- _TASK GOAL_: Look through the listing for the word "this". Copy each line that has it.

- _EXTRACTED MATERIAL_:
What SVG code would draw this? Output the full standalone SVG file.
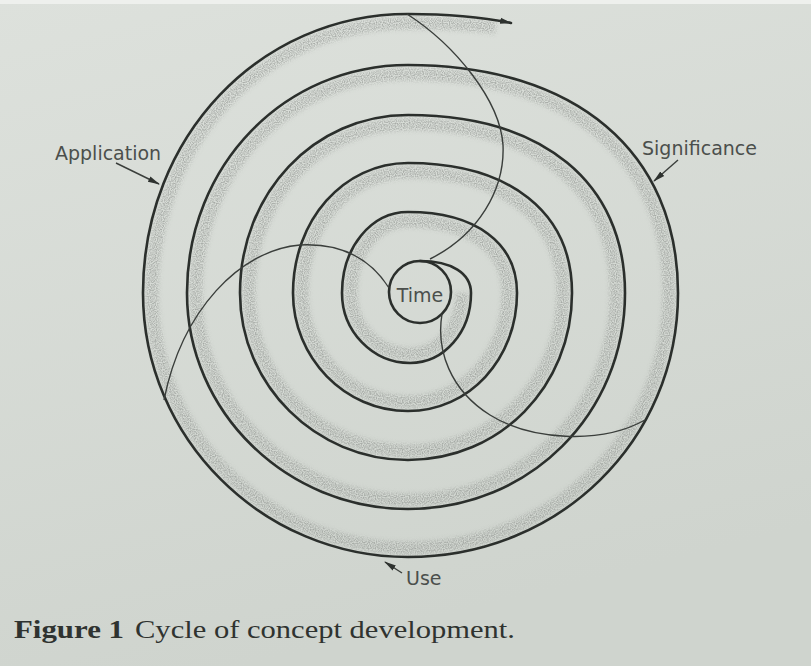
<svg xmlns="http://www.w3.org/2000/svg" width="811" height="666" viewBox="0 0 811 666">
<defs>
<linearGradient id="paper" x1="0" y1="0" x2="0.3" y2="1">
<stop offset="0" stop-color="#dde1dc"/>
<stop offset="1" stop-color="#cfd4ce"/>
</linearGradient>
<filter id="stipple" x="-5%" y="-5%" width="110%" height="110%">
<feGaussianBlur in="SourceGraphic" stdDeviation="2.2" result="b"/>
<feTurbulence type="fractalNoise" baseFrequency="0.85" numOctaves="1" seed="3" result="n"/>
<feColorMatrix in="n" type="matrix" values="0 0 0 0 0  0 0 0 0 0  0 0 0 0 0  0 0 0 -2.4 1.6" result="m"/>
<feComposite in="b" in2="m" operator="in"/>
</filter>
<marker id="ah" viewBox="0 0 12 8" refX="11" refY="4" markerWidth="12" markerHeight="8" markerUnits="userSpaceOnUse" orient="auto">
<path d="M0,1 L12,4 L0,7 z" fill="#2e322f"/>
</marker>
<style>
.ring{fill:none;stroke:#2b2f2c;stroke-width:2.6;stroke-linecap:round}
.band{fill:none;stroke:#7f847f;stroke-width:13;opacity:0.55}
.thin{fill:none;stroke:#3a3e3b;stroke-width:1.4}
.ptr{fill:none;stroke:#3a3e3b;stroke-width:1.4}
.lbl{font-family:"DejaVu Sans",sans-serif;font-size:19px;fill:#4b4f4c}
.cap{font-family:"Liberation Serif",serif;font-size:26px;fill:#2f3330}
</style>
</defs>
<rect width="811" height="666" fill="url(#paper)"/>
<rect width="811" height="4" fill="#eef0ed"/>

<g id="spiral-shading" filter="url(#stipple)">
<path class="band" d="M462,293 C462,327.2 439.1,354 410,354 C377.55,354 351,326.55 351,293 C351,252.7 376.1,221 408,221 C470,221 508,248.4 508,293 C508,354 464,402 408,402 C349.7,402 302,352.95 302,293 C302,225.2 348.6,172 408,172 C504.1,172 563,218 563,293 C563,381.5 494.8,451 408,451 C320.55,451 249,379.9 249,293 C249,198.4 319,124 408,124 C537,124 616,188.2 616,293 C616,408.9 524.5,500 408,500 C291.4,500 196,406.85 196,293 C196,170.4 289.3,74 408,74 C569.8,74 669,157.2 669,293 C669,435.8 554.2,548 408,548 C267.2,548 152,433.25 152,293 C152,141.8 264.6,23 408,23 C450,23 478,25 496,28"/>
</g>

<g id="spiral">
<path class="ring" marker-end="url(#ah)" d="M420,261 C451.6,261 471,273.2 471,293 C471,332.2 444.2,363 410,363 C372.6,363 342,331.5 342,293 C342,247.6 371,212 408,212 C475.6,212 517,242.8 517,293 C517,359.1 469,411 408,411 C344.75,411 293,357.9 293,293 C293,220.2 343.6,163 408,163 C509.7,163 572,212.4 572,293 C572,386.5 499.8,460 408,460 C315.6,460 240,384.85 240,293 C240,193.3 313.9,115 408,115 C542.5,115 625,182.6 625,293 C625,414 529.5,509 408,509 C286.45,509 187,411.8 187,293 C187,165.3 284.2,65 408,65 C575.4,65 678,151.6 678,293 C678,440.8 559.2,557 408,557 C262.25,557 143,438.2 143,293 C143,136.8 259.6,14 408,14 C450,14 482,17 511,23"/>
</g>

<g id="node-time">
<circle class="ring" cx="420" cy="292" r="31"/>
<text class="lbl" x="420" y="302" text-anchor="middle">Time</text>
</g>

<g id="connectors">
<path class="thin" d="M430,259 C478,235 505,190 503,145 C500,100 455,45 407,14"/>
<path class="thin" d="M442,314 C436,350 450,390 490,415 C530,440 600,445 645,420"/>
<path class="thin" d="M389,288 C370,258 340,243 300,245 C240,250 182,310 164,400"/>
<path class="ptr" marker-end="url(#ah)" d="M116,163 L159,184"/>
<path class="ptr" marker-end="url(#ah)" d="M678,160 L654,181"/>
<path class="ptr" marker-end="url(#ah)" d="M402,573 L385,562"/>
</g>

<g id="node-application">
<text class="lbl" x="55" y="160">Application</text>
</g>
<g id="node-significance">
<text class="lbl" x="642" y="155">Significance</text>
</g>
<g id="node-use">
<text class="lbl" x="406" y="585">Use</text>
</g>

<g id="caption">
<text class="cap" x="14" y="638" font-weight="bold" textLength="110" lengthAdjust="spacingAndGlyphs">Figure 1</text>
<text class="cap" x="135" y="638" textLength="380" lengthAdjust="spacingAndGlyphs">Cycle of concept development.</text>
</g>
</svg>
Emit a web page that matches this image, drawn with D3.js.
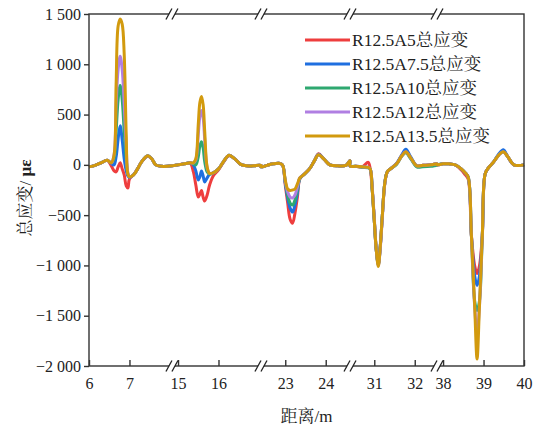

- _WORKED ANSWER_:
What SVG code would draw this? Output the full standalone SVG file.
Emit a web page that matches this image, drawn with D3.js.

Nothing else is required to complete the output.